Auckland based subsidiary of a global Cosmetics company.
The Client had undertaken a full logistics review internally within the previous 12 months and had achieved some savings across very specific traffic lanes. The CFO was interested in exploring further alternatives and invited ERA to review their costs.
Specific challenges were that Expense Reduction Analysts (ERA) had to work within a prescribed set of global arrangements including preferred supplier arrangements as specified by the Client’s European Operations.
After conducting a full 12-month audit on the import airfreight costs and surcharges, ERA was able to confirm and benchmark the current costs. Excluding surcharges, the annual costs were confirmed to be around $368,000.
Detailed discussions were held with the Client in an attempt to optimise and rationalise their activities in this area, and the lack of any Service Level Agreement was also highlighted.
Comprehensive and very detailed RFP’s were then issued to the incumbent supplier as well as other quality suppliers which included very detailed capability statements.
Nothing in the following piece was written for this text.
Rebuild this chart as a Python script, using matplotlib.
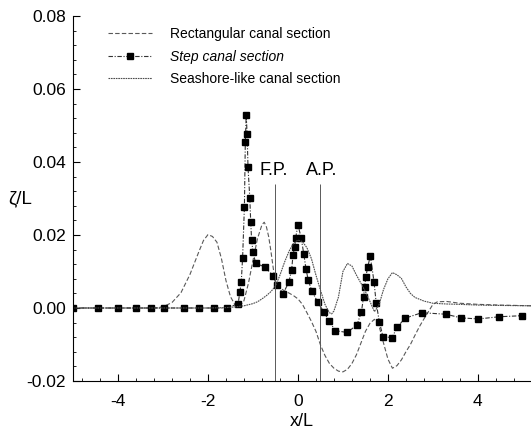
import matplotlib
matplotlib.use("Agg")
import matplotlib.pyplot as plt
from matplotlib.ticker import MultipleLocator, FormatStrFormatter

plt.rcParams['font.family'] = ['Liberation Sans', 'DejaVu Sans']
plt.rcParams['axes.unicode_minus'] = False

# rectangular canal section (dashed)
x_rect = [-5.0, -3.2, -3.0, -2.8, -2.6, -2.4, -2.2, -2.1, -2.0, -1.9, -1.8, -1.7,
          -1.6, -1.5, -1.4, -1.3, -1.2, -1.1, -1.0, -0.9, -0.8, -0.75, -0.7, -0.65,
          -0.6, -0.55, -0.5, -0.4, -0.3, -0.2, -0.1, 0.0, 0.1, 0.2, 0.3, 0.4, 0.5,
          0.6, 0.7, 0.8, 0.9, 1.0, 1.1, 1.2, 1.3, 1.4, 1.5, 1.6, 1.7, 1.8, 1.9, 2.0,
          2.1, 2.2, 2.3, 2.4, 2.5, 2.6, 2.7, 2.8, 2.9, 3.0, 3.1, 3.3, 3.6, 4.0, 4.5, 5.2]
y_rect = [0.0, 0.0, 0.0003, 0.0015, 0.0042, 0.0092, 0.0155, 0.0185, 0.0201, 0.0196,
          0.0180, 0.0135, 0.0075, 0.0031, 0.0009, 0.0004, 0.0020, 0.0068, 0.0130,
          0.0190, 0.0228, 0.0235, 0.0222, 0.0195, 0.0155, 0.0110, 0.0068, 0.0055,
          0.0047, 0.0041, 0.0034, 0.0025, 0.0010, -0.0013, -0.0037, -0.0064, -0.0101,
          -0.0130, -0.0152, -0.0165, -0.0173, -0.0175, -0.0168, -0.0152, -0.0128,
          -0.0096, -0.0064, -0.0042, -0.0031, -0.0048, -0.0095, -0.0140, -0.0165,
          -0.0158, -0.0142, -0.0120, -0.0100, -0.0075, -0.0051, -0.0030, -0.0010,
          0.0010, 0.0017, 0.0018, 0.0013, 0.0010, 0.0008, 0.0006]

# step canal section (dash-dot with squares)
x_step = [-5.0, -4.45, -4.0, -3.59, -3.26, -2.97, -2.53, -2.2, -1.87, -1.57, -1.33,
          -1.29, -1.26, -1.23, -1.19, -1.17, -1.15, -1.13, -1.11, -1.07, -1.05, -1.03,
          -1.0, -0.94, -0.74, -0.56, -0.46, -0.33, -0.2, -0.14, -0.11, -0.07, -0.05,
          0.0, 0.07, 0.13, 0.18, 0.23, 0.31, 0.44, 0.57, 0.69, 0.83, 1.09, 1.31, 1.41,
          1.46, 1.48, 1.51, 1.55, 1.61, 1.69, 1.74, 1.81, 1.89, 2.09, 2.21, 2.38, 2.75,
          3.29, 3.62, 4.01, 4.47, 4.99]
y_step = [0.0, 0.0, 0.0, 0.0, 0.0, 0.0, 0.0, 0.0, 0.0, 0.0, 0.0012, 0.0044, 0.0072,
          0.0138, 0.0278, 0.0454, 0.0529, 0.0477, 0.0385, 0.0301, 0.0236, 0.0186,
          0.0154, 0.0122, 0.0113, 0.0089, 0.0063, 0.0039, 0.0072, 0.0105, 0.0145,
          0.0168, 0.0193, 0.0228, 0.0193, 0.0148, 0.0106, 0.0076, 0.0046, 0.0016,
          -0.0010, -0.0035, -0.0062, -0.0067, -0.0047, -0.0011, 0.0031, 0.0057,
          0.0085, 0.0113, 0.0142, 0.0072, 0.0013, -0.0038, -0.0079, -0.0081, -0.0052,
          -0.0028, -0.0013, -0.0017, -0.0027, -0.0030, -0.0024, -0.0021]

# seashore-like canal section (dotted)
x_sea = [-5.0, -2.0, -1.6, -1.4, -1.2, -1.0, -0.9, -0.8, -0.7, -0.6, -0.5, -0.4,
         -0.3, -0.2, -0.1, 0.0, 0.1, 0.2, 0.3, 0.4, 0.5, 0.6, 0.7, 0.75, 0.8, 0.9,
         1.0, 1.1, 1.2, 1.3, 1.4, 1.5, 1.6, 1.7, 1.8, 1.9, 2.0, 2.1, 2.2, 2.3, 2.4,
         2.5, 2.6, 2.8, 3.0, 3.3, 3.6, 4.0, 4.5, 5.2]
y_sea = [0.0, 0.0, 0.0001, 0.0003, 0.0006, 0.0012, 0.0017, 0.0025, 0.0034, 0.0045,
         0.0060, 0.0090, 0.0125, 0.0155, 0.0177, 0.0186, 0.0182, 0.0165, 0.0135,
         0.0090, 0.0049, 0.0010, -0.0013, -0.0016, -0.0008, 0.0030, 0.0100, 0.0122,
         0.0115, 0.0090, 0.0068, 0.0045, 0.0018, -0.0010, 0.0008, 0.0050, 0.0080,
         0.0097, 0.0091, 0.0081, 0.0058, 0.0040, 0.0029, 0.0019, 0.0013, 0.0011,
         0.0010, 0.0008, 0.0007, 0.0006]

fig = plt.figure(figsize=(5.31, 4.30), dpi=100)
ax = fig.add_axes([73/531, 49/430, 1 - 73/531, 365/430])

ax.plot(x_rect, y_rect, color='0.35', lw=0.8, ls=(0, (4, 2)),
        label='Rectangular canal section')
ax.plot(x_step, y_step, color='0.2', lw=0.8, ls=(0, (4, 1.5, 1, 1.5)),
        marker='s', ms=4, mfc='k', mec='k', label='Step canal section')
ax.plot(x_sea, y_sea, color='0.3', lw=0.8, ls=(0, (1.5, 0.7)),
        label='Seashore-like canal section')

# F.P. / A.P. marks
ax.vlines([-0.5, 0.5], -0.02, 0.034, color='0.35', lw=0.7)
ax.text(-0.53, 0.0377, 'F.P.', ha='center', va='center', fontsize=13)
ax.text(0.53, 0.0377, 'A.P.', ha='center', va='center', fontsize=13)

ax.set_xlim(-5, 5.18)
ax.set_ylim(-0.02, 0.08)
ax.spines['top'].set_visible(False)
ax.spines['right'].set_visible(False)
ax.xaxis.set_major_locator(MultipleLocator(2))
ax.xaxis.set_minor_locator(MultipleLocator(0.4))
ax.yaxis.set_major_locator(MultipleLocator(0.02))
ax.yaxis.set_minor_locator(MultipleLocator(0.004))
ax.yaxis.set_major_formatter(FormatStrFormatter('%.2f'))
ax.tick_params(which='both', direction='in', labelsize=12.5)
ax.tick_params(which='major', length=5, width=0.8)
ax.tick_params(which='minor', length=2.5, width=0.6)
ax.tick_params(axis='x', pad=9)
ax.tick_params(axis='y', pad=5)

fig.text(302/531, 1 - 421/430, 'x/L', ha='center', va='center', fontsize=13)
fig.text(20/531, 1 - 199/430, 'ζ/L', ha='center', va='center', fontsize=13.5)

leg = ax.legend(loc='upper left', bbox_to_anchor=(108/531, 1 - 27/430),
                bbox_transform=fig.transFigure, frameon=False, fontsize=10,
                handlelength=3.2, handletextpad=1.3, labelspacing=0.62,
                borderaxespad=0, borderpad=0)
leg.get_texts()[1].set_style('italic')

fig.savefig('out.png', dpi=100)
After a full evaluation process, the Client elected to retain the incumbent supplier. Besides a huge improvement in the transparency of landed costs and reporting procedures, the Client now has the benefit of a formal and documented Service Level Agreement (SLA) to ‘lock down’ the quantifiable savings of 28.8% per annum that were achieved. During the course of the Project, ERA also identified several billing errors and overcharges and negotiated a refund from the supplier to compensate.
“We now better understand our cost drivers, we have full transparency of costs, we have a formalised SLA and we’ve saved in excess of $100,000 per annum as well."